Not so personal

Not so personal

Consumers are shifting away from mobile to home personal assistants

Consumers are shifting away from mobile to home personal assistants

The numbers of users of mobile personal assistant (PA) apps has remained pretty static in the US over the past year. In May over 70 million people – 44% of adult smartphone owners – used such apps, representing no year-on-year increase. In fact, usage has been steadily declining since it hit a peak of 88 million people last November, according to metrics firm Verto Analytics.

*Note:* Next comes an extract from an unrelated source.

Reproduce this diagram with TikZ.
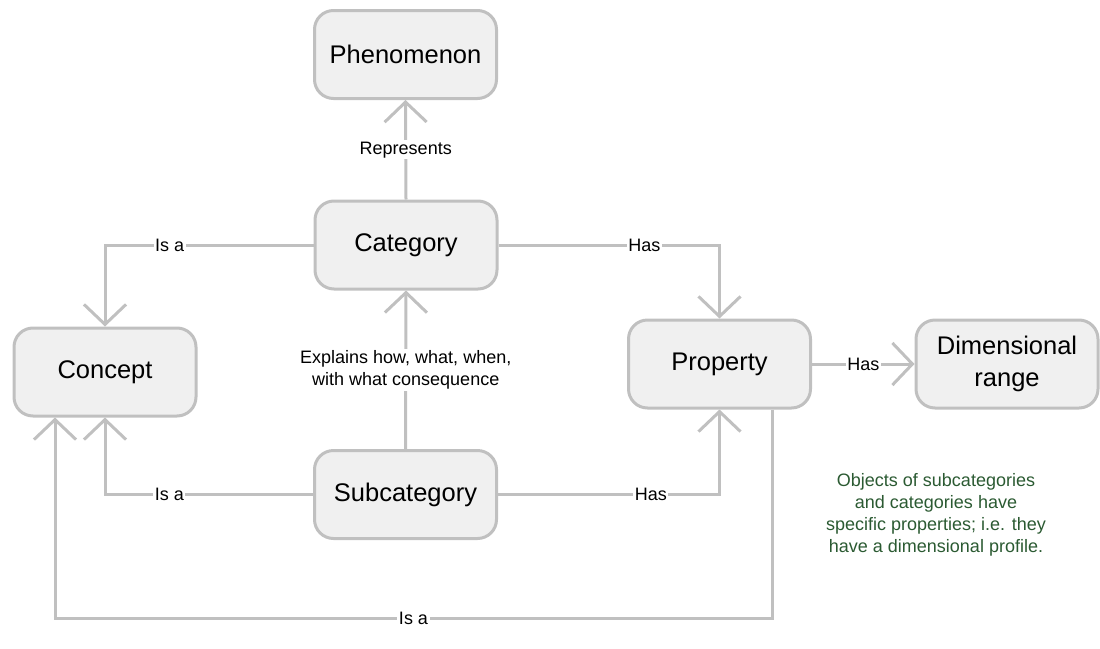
\documentclass[tikz,border=0pt]{standalone}
\usepackage{fontspec}
\setmainfont{Liberation Sans}
\usetikzlibrary{arrows.meta,calc}

\definecolor{boxline}{RGB}{192,192,192}
\definecolor{boxfill}{RGB}{240,240,240}
\definecolor{edgeline}{RGB}{192,192,192}
\definecolor{notegreen}{RGB}{43,90,50}

\tikzset{
  entity/.style={draw=boxline, fill=boxfill, line width=3pt, rounded corners=19pt,
    minimum width=182pt, minimum height=88pt, inner sep=0pt, align=center,
    font=\fontsize{25.5}{32}\selectfont},
  link/.style={draw=edgeline, line width=3pt,
    -{Straight Barb[length=20pt,width=42pt]}},
  lbl/.style={fill=white, inner sep=1.5pt, align=center,
    font=\fontsize{18}{22}\selectfont},
  note/.style={align=center, text=notegreen, font=\fontsize{18}{21.8}\selectfont}
}

\begin{document}
\begin{tikzpicture}[x=1pt,y=-1pt]
  \useasboundingbox (0,0) rectangle (1100,648);

  % entities
  \node[entity] (phen) at (405.5,54.5) {Phenomenon};
  \node[entity] (cat)  at (406,245)    {Category};
  \node[entity] (con)  at (105,372)    {Concept};
  \node[entity] (prop) at (719.5,364)  {Property};
  \node[entity] (dim)  at (1007,364)   {Dimensional\\range};
  \node[entity] (sub)  at (405.5,494.5) {Subcategory};

  % annotation
  \node[note] (remark) at (936,515) {Objects of subcategories\\and categories have\\specific properties; i.e. they\\have a dimensional profile.};

  % relations
  \draw[link] (cat.north) -- node[lbl] {Represents} (phen.south);
  \draw[link] (sub.north) -- node[lbl] {Explains how, what, when,\\with what consequence} (cat.south);
  \draw[link] (cat.west) -- node[lbl,pos=0.69] {Is a} (cat.west -| con.north) -- (con.north);
  \draw[link] (cat.east) -- node[lbl,pos=0.66] {Has} (cat.east -| prop.north) -- (prop.north);
  \draw[link] (sub.west) -- node[lbl,pos=0.69] {Is a} (sub.west -| con.south) -- (con.south);
  \draw[link] (sub.east) -- node[lbl,pos=0.69] {Has} (sub.east -| prop.south) -- (prop.south);
  \draw[link] (prop.east) -- node[lbl] {Has} (dim.west);

  % long loop from Property back to Concept
  \coordinate (loopstart) at ($(prop.south)+(52.5,0)$);
  \coordinate (loopend)   at ($(con.south)+(-50,0)$);
  \coordinate (loopbase)  at (0,618);
  \draw[link] (loopstart) -- (loopstart |- loopbase)
    -- node[lbl] {Is a} (loopend |- loopbase) -- (loopend);
\end{tikzpicture}
\end{document}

What’s happening here? Well, it looks like users are shifting away from mobile to home assistants as the biggest mobile PA app, Apple’s Siri, which has seen monthly users fall 15% to 7.3 million, while its stickiness level has fallen by almost half from 21% to 11%.

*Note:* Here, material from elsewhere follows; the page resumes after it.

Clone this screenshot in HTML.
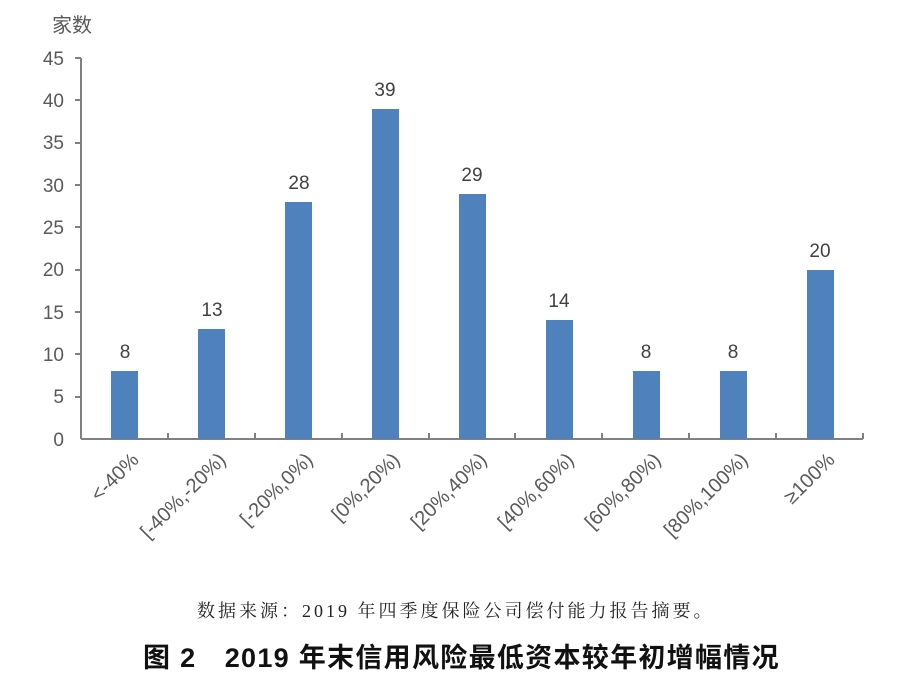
<!DOCTYPE html>
<html><head><meta charset="utf-8"><style>
body{margin:0;background:#fff;}
</style></head><body>
<svg width="906" height="690" xmlns="http://www.w3.org/2000/svg" style="display:block">
<g font-family="Liberation Sans, Noto Sans CJK SC, sans-serif" fill="#595959" font-size="19">
<text x="52" y="32" font-size="20">家数</text>
<g text-anchor="end">
<text x="64" y="65">45</text><text x="64" y="107">40</text><text x="64" y="149">35</text>
<text x="64" y="192">30</text><text x="64" y="234">25</text><text x="64" y="276">20</text>
<text x="64" y="319">15</text><text x="64" y="361">10</text><text x="64" y="403">5</text>
<text x="64" y="446">0</text>
</g>
</g>
<g stroke="#808080" stroke-width="2" fill="none">
<line x1="81" y1="58" x2="81" y2="439"/>
<line x1="81" y1="439" x2="863" y2="439"/>
<line x1="75" y1="58" x2="81" y2="58"/><line x1="75" y1="100" x2="81" y2="100"/><line x1="75" y1="143" x2="81" y2="143"/>
<line x1="75" y1="185" x2="81" y2="185"/><line x1="75" y1="227" x2="81" y2="227"/><line x1="75" y1="270" x2="81" y2="270"/>
<line x1="75" y1="312" x2="81" y2="312"/><line x1="75" y1="354" x2="81" y2="354"/><line x1="75" y1="397" x2="81" y2="397"/>
<line x1="168" y1="433" x2="168" y2="439"/><line x1="255" y1="433" x2="255" y2="439"/><line x1="342" y1="433" x2="342" y2="439"/>
<line x1="429" y1="433" x2="429" y2="439"/><line x1="515" y1="433" x2="515" y2="439"/><line x1="602" y1="433" x2="602" y2="439"/>
<line x1="689" y1="433" x2="689" y2="439"/><line x1="776" y1="433" x2="776" y2="439"/><line x1="863" y1="433" x2="863" y2="439"/>
</g>
<g fill="#4f81bd">
<rect x="111" y="371" width="27" height="68"/>
<rect x="198" y="329" width="27" height="110"/>
<rect x="285" y="202" width="27" height="237"/>
<rect x="372" y="109" width="27" height="330"/>
<rect x="459" y="194" width="27" height="245"/>
<rect x="546" y="320" width="27" height="119"/>
<rect x="633" y="371" width="27" height="68"/>
<rect x="720" y="371" width="27" height="68"/>
<rect x="807" y="270" width="27" height="169"/>
</g>
<g font-family="Liberation Sans, sans-serif" fill="#404040" font-size="19" text-anchor="middle">
<text x="125" y="358">8</text><text x="212" y="316">13</text><text x="299" y="189">28</text>
<text x="385" y="96">39</text><text x="472" y="181">29</text><text x="559" y="307">14</text>
<text x="646" y="358">8</text><text x="733" y="358">8</text><text x="820" y="257">20</text>
</g>
<g font-family="Liberation Sans, sans-serif" fill="#595959" font-size="20" text-anchor="end">
<text transform="translate(140,461) rotate(-45)">&lt;-40%</text>
<text transform="translate(227,461) rotate(-45)">[-40%,-20%)</text>
<text transform="translate(314,461) rotate(-45)">[-20%,0%)</text>
<text transform="translate(401,461) rotate(-45)">[0%,20%)</text>
<text transform="translate(488,461) rotate(-45)">[20%,40%)</text>
<text transform="translate(575,461) rotate(-45)">[40%,60%)</text>
<text transform="translate(662,461) rotate(-45)">[60%,80%)</text>
<text transform="translate(749,461) rotate(-45)">[80%,100%)</text>
<text transform="translate(836,461) rotate(-45)">≥100%</text>
</g>
<text x="197" y="617" font-family="Liberation Serif, Noto Serif CJK SC, serif" font-size="18" letter-spacing="3" fill="#222">数据来源：2019 年四季度保险公司偿付能力报告摘要。</text>
<text x="143" y="667" font-family="Liberation Sans, Noto Sans CJK SC, sans-serif" font-size="27" font-weight="bold" letter-spacing="1.3" fill="#111">图 2　2019 年末信用风险最低资本较年初增幅情况</text>
</svg>
</body></html>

By contrast, Alexa has seen a 325% year-on-year increase in monthly unique users (from 0.8 million to 2.8 million) and has more than doubled its stickiness rating (average daily users as a percentage of total monthly users) from 10% to 22%. Microsoft’s Cortana also spiked 350% to 0.7 million users, with stickiness tripling to 60%.

However, the research also found that PA smartphone app user-base skews towards older women, a demographic traditionally outside the expected early-adopter niche. In fact, the ‘superuser’  – someone who spends over twice as much time as the average person – is a 52-year old female. She spends 1.5 hours per month on PA apps compared to the 12 minute average.